WHAT YOU ARE ASKED TO DO >> Write out each line that follows exactly as it stands, without the pictures.

- - -

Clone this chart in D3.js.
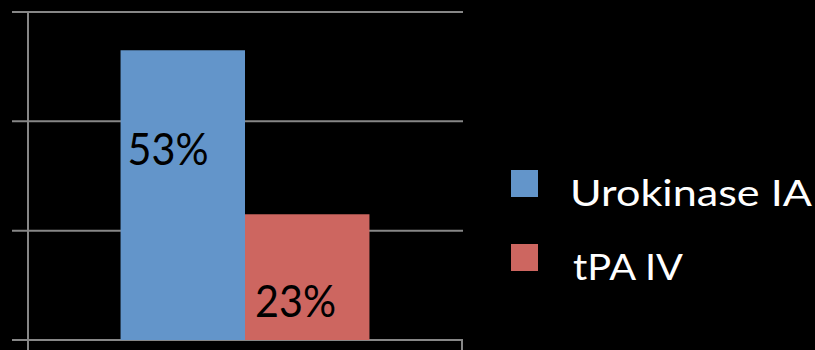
<!DOCTYPE html>
<html>
<head>
<meta charset="utf-8">
<script src="https://cdn.jsdelivr.net/npm/d3@7"></script>
<style>
  html, body { margin: 0; padding: 0; background: #000; }
  svg { display: block; }
</style>
</head>
<body>
<svg id="chart" width="815" height="350"></svg>
<script>
const categories = ["Outcome"];
const seriesNames = ["Urokinase IA", "tPA IV"];
const seriesValues = [53, 23];
const valueLabels = ["53%", "23%"];
const yTicks = [0, 20, 40, 60];
const colors = ["#6395CA", "#CD6660"];

const svg = d3.select("#chart");
const W = 815, H = 350;
svg.append("rect").attr("width", W).attr("height", H).attr("fill", "#000");

const plotLeft = 28, plotRight = 462, plotTop = 12, plotBottom = 340;
const y = d3.scaleLinear().domain([0, 60]).range([plotBottom, plotTop]);
const x0 = d3.scaleBand().domain(categories).range([plotLeft, plotRight])
  .paddingInner(0.4265).paddingOuter(0.21325);
const x1 = d3.scaleBand().domain(seriesNames).range([0, x0.bandwidth()]);

const grid = "#878787";
// gridlines + left tick marks
svg.append("g").selectAll("line").data(yTicks).join("line")
  .attr("x1", plotLeft - 16).attr("x2", plotRight + 1)
  .attr("y1", d => y(d)).attr("y2", d => y(d))
  .attr("stroke", grid).attr("stroke-width", 2);

// left axis line
svg.append("line")
  .attr("x1", plotLeft).attr("x2", plotLeft)
  .attr("y1", plotTop - 1).attr("y2", H)
  .attr("stroke", grid).attr("stroke-width", 2);
// right category boundary tick
svg.append("line")
  .attr("x1", plotRight).attr("x2", plotRight)
  .attr("y1", plotBottom).attr("y2", H)
  .attr("stroke", grid).attr("stroke-width", 2);

// bars
const data = seriesNames.map((s, i) => ({ s, v: seriesValues[i], label: valueLabels[i], c: colors[i] }));
const g = svg.append("g").attr("transform", `translate(${x0(categories[0])},0)`);
g.selectAll("rect").data(data).join("rect")
  .attr("x", d => x1(d.s))
  .attr("width", x1.bandwidth())
  .attr("y", d => y(d.v))
  .attr("height", d => y(0) - y(d.v))
  .attr("fill", d => d.c);

// value labels
const labelDx = [7, 10];
const labelDy = [115, 103];
g.selectAll("text").data(data).join("text")
  .attr("x", (d, i) => x1(d.s) + labelDx[i])
  .attr("y", (d, i) => y(d.v) + labelDy[i])
  .attr("font-family", "Lato, 'Open Sans', sans-serif")
  .attr("font-size", 44)
  .attr("fill", "#000")
  .attr("textLength", 81)
  .attr("lengthAdjust", "spacingAndGlyphs")
  .text(d => d.label);

// legend
const legendY = [170, 244];
const leg = svg.append("g");
leg.selectAll("rect").data(data).join("rect")
  .attr("x", 511).attr("y", (d, i) => legendY[i])
  .attr("width", 27).attr("height", 27)
  .attr("fill", d => d.c);
const legLens = [242, 110];
const legX = [570, 573];
leg.selectAll("text").data(data).join("text")
  .attr("x", (d, i) => legX[i])
  .attr("y", (d, i) => legendY[i] + 36)
  .attr("font-family", "Lato, 'Open Sans', sans-serif")
  .attr("font-size", 37)
  .attr("fill", "#fff")
  .attr("textLength", (d, i) => legLens[i])
  .attr("lengthAdjust", "spacingAndGlyphs")
  .text(d => d.s);
</script>
</body>
</html>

- - -

RESPONSE TO THIS EXERCISE >>
Clone this chart in D3.js.
<!DOCTYPE html>
<html>
<head>
<meta charset="utf-8">
<script src="https://cdn.jsdelivr.net/npm/d3@7"></script>
<style>
  html, body { margin: 0; padding: 0; background: #000; }
  svg { display: block; }
</style>
</head>
<body>
<svg id="chart" width="815" height="350"></svg>
<script>
const categories = ["Outcome"];
const seriesNames = ["Urokinase IA", "tPA IV"];
const seriesValues = [53, 23];
const valueLabels = ["53%", "23%"];
const yTicks = [0, 20, 40, 60];
const colors = ["#6395CA", "#CD6660"];

const svg = d3.select("#chart");
const W = 815, H = 350;
svg.append("rect").attr("width", W).attr("height", H).attr("fill", "#000");

const plotLeft = 28, plotRight = 462, plotTop = 12, plotBottom = 340;
const y = d3.scaleLinear().domain([0, 60]).range([plotBottom, plotTop]);
const x0 = d3.scaleBand().domain(categories).range([plotLeft, plotRight])
  .paddingInner(0.4265).paddingOuter(0.21325);
const x1 = d3.scaleBand().domain(seriesNames).range([0, x0.bandwidth()]);

const grid = "#878787";
// gridlines + left tick marks
svg.append("g").selectAll("line").data(yTicks).join("line")
  .attr("x1", plotLeft - 16).attr("x2", plotRight + 1)
  .attr("y1", d => y(d)).attr("y2", d => y(d))
  .attr("stroke", grid).attr("stroke-width", 2);

// left axis line
svg.append("line")
  .attr("x1", plotLeft).attr("x2", plotLeft)
  .attr("y1", plotTop - 1).attr("y2", H)
  .attr("stroke", grid).attr("stroke-width", 2);
// right category boundary tick
svg.append("line")
  .attr("x1", plotRight).attr("x2", plotRight)
  .attr("y1", plotBottom).attr("y2", H)
  .attr("stroke", grid).attr("stroke-width", 2);

// bars
const data = seriesNames.map((s, i) => ({ s, v: seriesValues[i], label: valueLabels[i], c: colors[i] }));
const g = svg.append("g").attr("transform", `translate(${x0(categories[0])},0)`);
g.selectAll("rect").data(data).join("rect")
  .attr("x", d => x1(d.s))
  .attr("width", x1.bandwidth())
  .attr("y", d => y(d.v))
  .attr("height", d => y(0) - y(d.v))
  .attr("fill", d => d.c);

// value labels
const labelDx = [7, 10];
const labelDy = [115, 103];
g.selectAll("text").data(data).join("text")
  .attr("x", (d, i) => x1(d.s) + labelDx[i])
  .attr("y", (d, i) => y(d.v) + labelDy[i])
  .attr("font-family", "Lato, 'Open Sans', sans-serif")
  .attr("font-size", 44)
  .attr("fill", "#000")
  .attr("textLength", 81)
  .attr("lengthAdjust", "spacingAndGlyphs")
  .text(d => d.label);

// legend
const legendY = [170, 244];
const leg = svg.append("g");
leg.selectAll("rect").data(data).join("rect")
  .attr("x", 511).attr("y", (d, i) => legendY[i])
  .attr("width", 27).attr("height", 27)
  .attr("fill", d => d.c);
const legLens = [242, 110];
const legX = [570, 573];
leg.selectAll("text").data(data).join("text")
  .attr("x", (d, i) => legX[i])
  .attr("y", (d, i) => legendY[i] + 36)
  .attr("font-family", "Lato, 'Open Sans', sans-serif")
  .attr("font-size", 37)
  .attr("fill", "#fff")
  .attr("textLength", (d, i) => legLens[i])
  .attr("lengthAdjust", "spacingAndGlyphs")
  .text(d => d.s);
</script>
</body>
</html>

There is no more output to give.